There were too many outstanding films to mention, but I also particularly enjoyed watching Close Up: June Smith, a BSL Zone interview. June’s story, its drama heightened for being told simply to a studio interviewer, introduced the co-founder of the LGBT Deaf organisation Brothers and Sisters to a hearing/hetero audience. Ross Turnbull’s Terminal Device, a Canadian film having its UK premiere, interrogated the representation of people with prosthetic hands within film and television within an autobiographical journey. As with Double Discrimination earlier, the film exposed the judgements people make about ‘difference’, through fear, ignorance and the constant consumption of negative stereotypes.
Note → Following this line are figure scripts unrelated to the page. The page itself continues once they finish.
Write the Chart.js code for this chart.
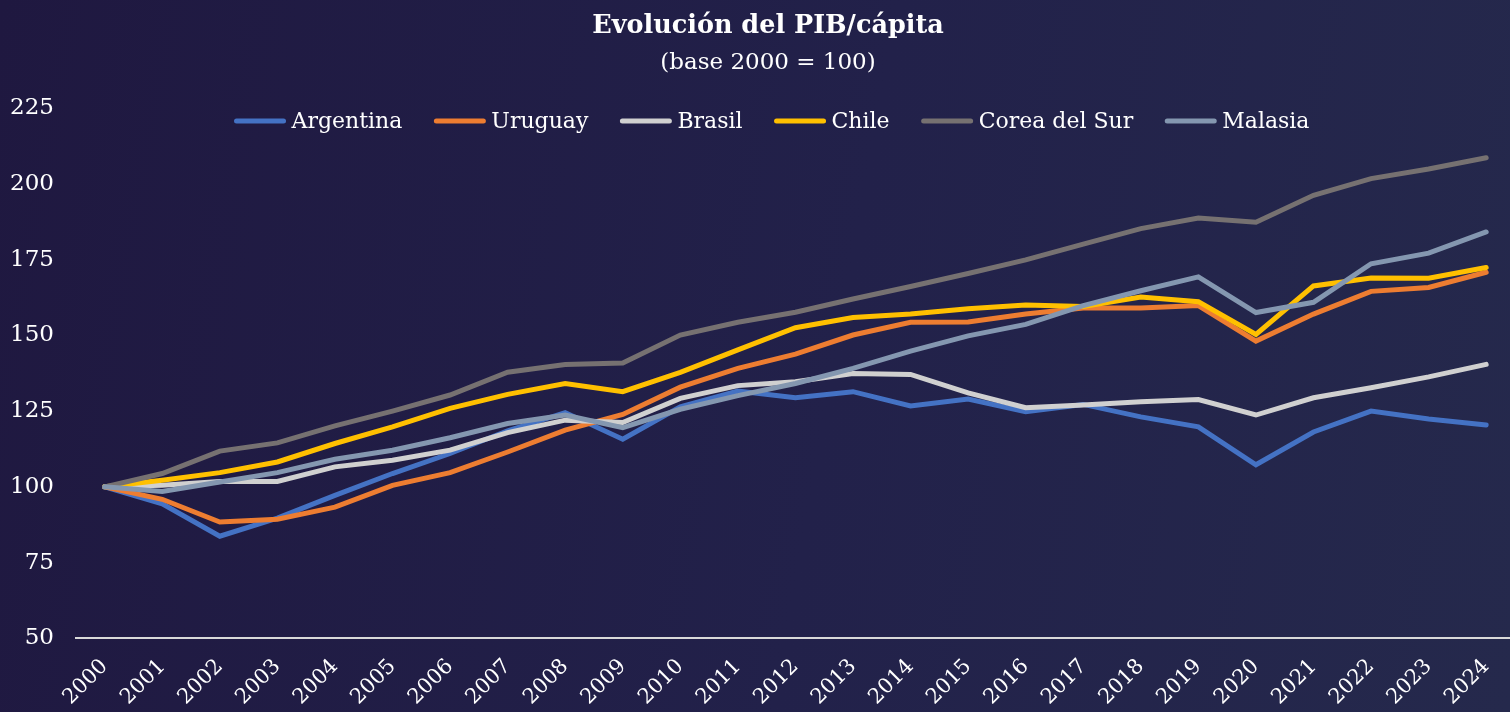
<!DOCTYPE html>
<html>
<head>
<meta charset="utf-8">
<script src="https://cdn.jsdelivr.net/npm/chart.js@4.4.1/dist/chart.umd.min.js"></script>
<style>
  html, body { margin: 0; padding: 0; overflow: hidden; }
  body {
    width: 1510px; height: 712px;
    background: linear-gradient(100deg, #1f1840 0%, #22214a 55%, #25294c 100%);
  }
  /* el lienzo se corre a la izquierda para que el eje Y quede pegado al borde */
  #contenedor { position: relative; width: 1540px; height: 726px; margin-left: -20px; }
</style>
</head>
<body>
<div id="contenedor"><canvas id="grafica"></canvas></div>
<script>
const anios = ["2000", "2001", "2002", "2003", "2004", "2005", "2006", "2007", "2008", "2009", "2010", "2011", "2012",
  "2013", "2014", "2015", "2016", "2017", "2018", "2019", "2020", "2021", "2022", "2023", "2024"];

const argentina = [100, 94.4, 83.7, 89.7, 97.2, 104.4, 111.0, 118.5, 124.5, 115.7, 126.4, 131.6, 129.4, 131.4, 126.7,
  129.0, 124.8, 127.2, 123.1, 119.8, 107.3, 118.1, 125.0, 122.4, 120.4];
const uruguay = [100, 95.9, 88.4, 89.3, 93.3, 100.5, 104.7, 111.5, 118.7, 123.9, 132.9, 139.1, 143.8, 150.1, 154.3,
  154.4, 157.0, 159.0, 159.0, 159.8, 148.1, 157.0, 164.5, 165.8, 170.8];
const brasil = [100, 100.5, 101.8, 101.8, 106.6, 108.8, 112.1, 117.9, 122.0, 121.2, 129.2, 133.4, 134.7, 137.4, 137.1,
  131.0, 126.1, 127.0, 128.1, 128.8, 123.7, 129.4, 132.7, 136.3, 140.4];
const chile = [100, 102.2, 104.7, 108.2, 114.3, 119.8, 125.9, 130.5, 134.1, 131.4, 137.8, 145.2, 152.5, 155.9, 157.0,
  158.8, 160.0, 159.5, 162.6, 161.1, 150.3, 166.3, 168.9, 168.8, 172.4];
const corea = [100, 104.4, 111.8, 114.5, 120.1, 125.0, 130.3, 137.8, 140.4, 140.9, 150.1, 154.3, 157.6, 162.0, 166.1,
  170.4, 174.9, 180.1, 185.2, 188.7, 187.3, 196.2, 201.7, 204.9, 208.6];
const malasia = [100, 98.5, 101.6, 104.7, 109.1, 112.1, 116.2, 120.9, 123.7, 119.5, 125.6, 130.1, 134.1, 139.1, 144.8,
  149.8, 153.6, 159.8, 164.7, 169.3, 157.5, 160.9, 173.6, 177.1, 184.1];

const titulo = "Evolución del PIB/cápita";
const subtitulo = "(base 2000 = 100)";

const fuente = "'DejaVu Serif', serif";
const corrimiento = 20; // mismo valor que margin-left del contenedor

function serie(nombre, datos, color, orden) {
  return {
    label: nombre,
    data: datos,
    borderColor: color,
    backgroundColor: color,
    borderWidth: 5,
    borderCapStyle: 'round',
    pointRadius: 0,
    pointHoverRadius: 0,
    tension: 0,
    order: orden
  };
}

// titulo, subtitulo y leyenda dibujados encima del area del grafico
const encabezado = {
  id: 'encabezado',
  afterDraw(chart) {
    const ctx = chart.ctx;
    ctx.save();
    ctx.fillStyle = '#ffffff';
    ctx.textAlign = 'center';
    ctx.textBaseline = 'middle';
    ctx.font = "bold 25.5px " + fuente;
    ctx.fillText(titulo, 768 + corrimiento, 26);
    ctx.font = "23px " + fuente;
    ctx.fillText(subtitulo, 768 + corrimiento, 63);

    ctx.font = "22px " + fuente;
    const largo = 51, hueco = 6, sep = 32;
    const items = chart.data.datasets;
    let total = 0;
    items.forEach((d, i) => {
      total += largo + hueco + ctx.measureText(d.label).width + (i < items.length - 1 ? sep : 0);
    });
    let x = 772 + corrimiento - total / 2;
    const y = 121;
    ctx.textAlign = 'left';
    items.forEach(d => {
      ctx.strokeStyle = d.borderColor;
      ctx.lineWidth = 5;
      ctx.lineCap = 'round';
      ctx.beginPath();
      ctx.moveTo(x + 2, y);
      ctx.lineTo(x + largo - 2, y);
      ctx.stroke();
      x += largo + hueco;
      ctx.fillText(d.label, x, y + 1);
      x += ctx.measureText(d.label).width + sep;
    });
    ctx.restore();
  }
};

const ctx = document.getElementById("grafica").getContext("2d");
new Chart(ctx, {
  type: 'line',
  data: {
    labels: anios,
    datasets: [
      serie('Argentina', argentina, '#4472c4', 6),
      serie('Uruguay', uruguay, '#ed7d31', 5),
      serie('Brasil', brasil, '#d0d0d0', 4),
      serie('Chile', chile, '#ffc000', 3),
      serie('Corea del Sur', corea, '#767171', 2),
      serie('Malasia', malasia, '#8497b0', 1)
    ]
  },
  options: {
    responsive: true,
    maintainAspectRatio: false,
    animation: false,
    layout: { padding: { top: 108, left: 8, right: 0, bottom: 0 } },
    plugins: {
      legend: { display: false },
      title: { display: false },
      tooltip: { enabled: false }
    },
    scales: {
      x: {
        offset: true,
        grid: { display: false, drawTicks: false },
        border: { display: true, color: '#d9d9d9', width: 2 },
        ticks: {
          color: '#ffffff',
          font: { family: fuente, size: 21 },
          maxRotation: 45,
          minRotation: 45,
          autoSkip: false,
          padding: 16
        }
      },
      y: {
        min: 50,
        max: 225,
        grid: { display: false, drawTicks: false },
        border: { display: false },
        ticks: {
          stepSize: 25,
          color: '#ffffff',
          font: { family: fuente, size: 23 },
          padding: 22
        }
      }
    }
  },
  plugins: [encabezado]
});
</script>
</body>
</html>
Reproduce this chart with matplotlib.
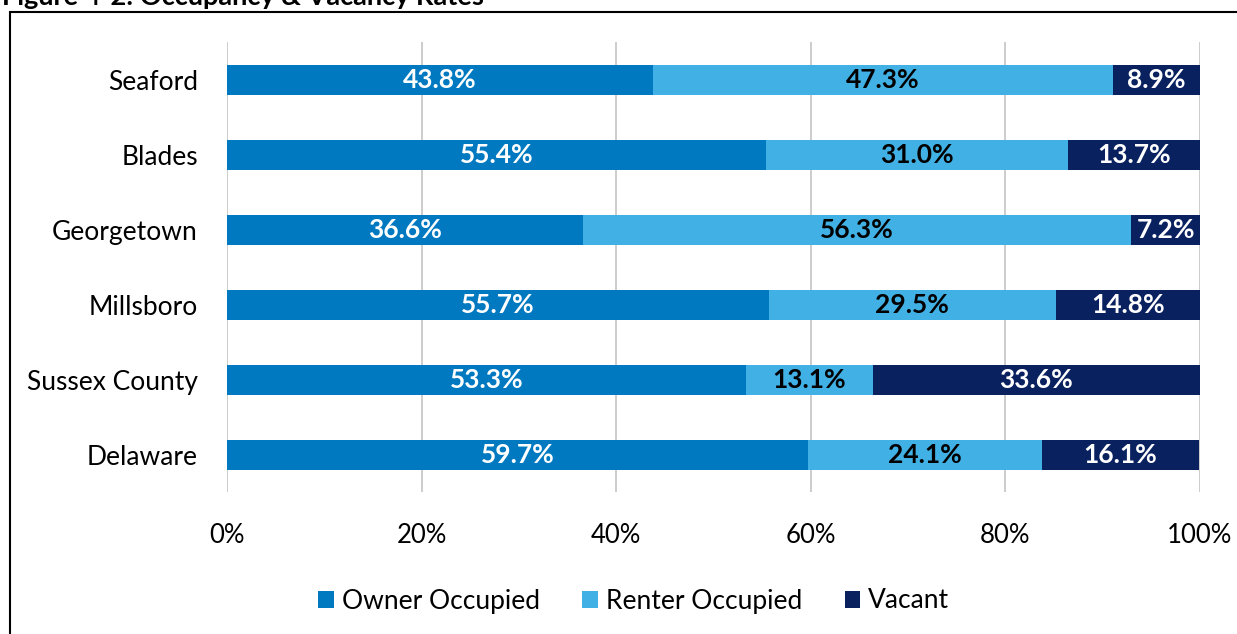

Tonight’s feature film (and another UK premiere), A Normal Life, concluded our Human Rights Day programme with a film from the perspective of a sibling. As the recent BBC documentary showed, prospective parents of children with Down syndrome are commonly warned about the negative impact on siblings if the pregnancy continues. Reality, though, bears little resemblance to the stereotype, and this is beautifully reflected in Alex Herz’s debut feature (and another UK premiere). Here, older brother Michael spends the week before he leaves for college with his family. His younger brother, Nathan, has Down Syndrome, but at 14 is also showing an interest in girls and is frustrated by the restrictions placed on his liberty by their parents. By the end, when Michael says a tearful goodbye, we realise that Michael’s concerns about Nathan being granted his independence also reflect Michael’s own anxiety about leaving his family behind. However, Michael’s father has reassured him that Nathan – a passionate and talented basketball player, music lover and computer games enthusiast – will be fine, and we know that Michael will be too.
A theme that ran throughout the audience discussions and the voices of disabled people seen on film today was that we are all human, ‘normal’ in our diversity, and we all deserve to be equally valued and included. We are proud that the Together! Disability Film Festival continues to provide a platform, both this weekend at the Old Town Hall Stratford and online in the future, for films where positive and wide-ranging images of disabled people replace the negative stereotypes and general invisibility of disabled people’s lives. But we also very much enjoyed the UK festival premiere of Katherine Araniello’s WOW Sick Bitch Crips new film in the Animation programme, where a politically incorrect cartoon character – well, if you are able to, watch it for yourselves here… https://www.youtube.com/watch?v=5KiCBznQW8k
Many thanks to the filmmakers; Together! crew; Active Newham Volunteers; and the staff at the Old Town Hall Stratford.